EX-5.2 6 ea182344ex5-2_nanoximaging.htm OPINION OF MAYER BROWN LLP

Exhibit 5.2

 

 

 

Mayer Brown LLP

  1221 Avenue of the Americas
  New York, NY 10020-1001
   
  Main Tel +1 212 506 2500
  Main Fax +1 212 262 1910
July 26. 2023 www.mayerbrown.com
   

Nano-X Imaging Ltd

Communication Center

Neve Ilan, Israel 9085000

 

 

Re: Nano-X Imaging Ltd

 

Ladies and Gentlemen:

 

We have acted as special counsel to Nano-X Imaging Ltd, a company organized under the laws of the State of Israel (the “Company”), in connection with the offer and sale by the Company of 2,142,858 ordinary shares, par value NIS 0.01 per share, of the Company (“Ordinary Shares”) and warrants to purchase up to 2,142,858 Ordinary Shares (the “Warrants”), pursuant to the terms of a securities purchase agreement dated as of July 23, 2023 (the “Purchase Agreement”), by and between the Company and the purchasers party thereto, and that certain placement agency agreement, dated as of July 23, 2023 (the “Placement Agency Agreement”), by and between the Company and A.G.P./Alliance Global Partners, as placement agent.

 

In connection with this opinion, we have examined such corporate records, documents, instruments, certificates of public officials and of the Company and such questions of law as we have deemed necessary for the purpose of rendering the opinions set forth herein.
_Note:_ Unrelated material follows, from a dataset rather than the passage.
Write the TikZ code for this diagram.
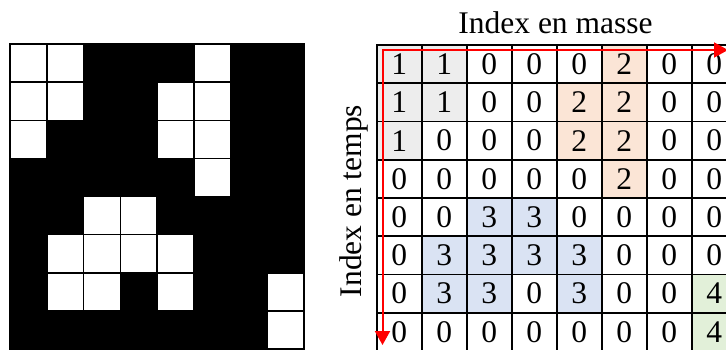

We also have examined the Registration Statement on Form F-3, No. 333-271688 (the “Registration Statement”) filed by the Company with the U.S. Securities and Exchange Commission (the “Commission”) under the Securities Act of 1933, as amended (the “Securities Act”), as amended to date, the Purchase Agreement, the Placement Agency Agreement and the Warrants.

 

In such examination, we have assumed the genuineness of all signatures and the authenticity of all items submitted to us as originals and the conformity with originals of all items submitted to copies. As to all parties other than the Company, we have assumed the due authorization, execution and delivery of all documents and the validity and enforceability thereof against all parties thereto in accordance with their respective terms.

 

Based on the foregoing, and subject to the further assumptions and qualifications set forth below, it is our opinion that the Warrants are a legally binding obligation of the Company under the laws of the State of New York.

 

This opinion letter has been prepared for use in connection with the Registration Statement. We are opining only as to the matters expressly set forth herein and that no opinion should be inferred as to any other matter. Our opinion is based on laws as in effect on the date hereof and we disclaim any obligation to advise you of any change in any of these sources of law or subsequent legal or factual developments which might affect any matters or opinions set forth herein. We express no opinion to the extent that any other laws are applicable to the subject matter hereof and express no opinion and provide no assurance as to compliance with any federal or state securities law, rule or regulation.

 

We hereby consent to the filing of this opinion as an exhibit 5.2 to a Report on Form 6-K to be filed by the Company with the Commission in connection with the closing of the transactions under the Purchase Agreement. In giving such consent, we do not hereby admit that we are acting within the category of persons whose consent is required under Section 7 of the Securities Act or the rules or regulations of the Commission thereunder.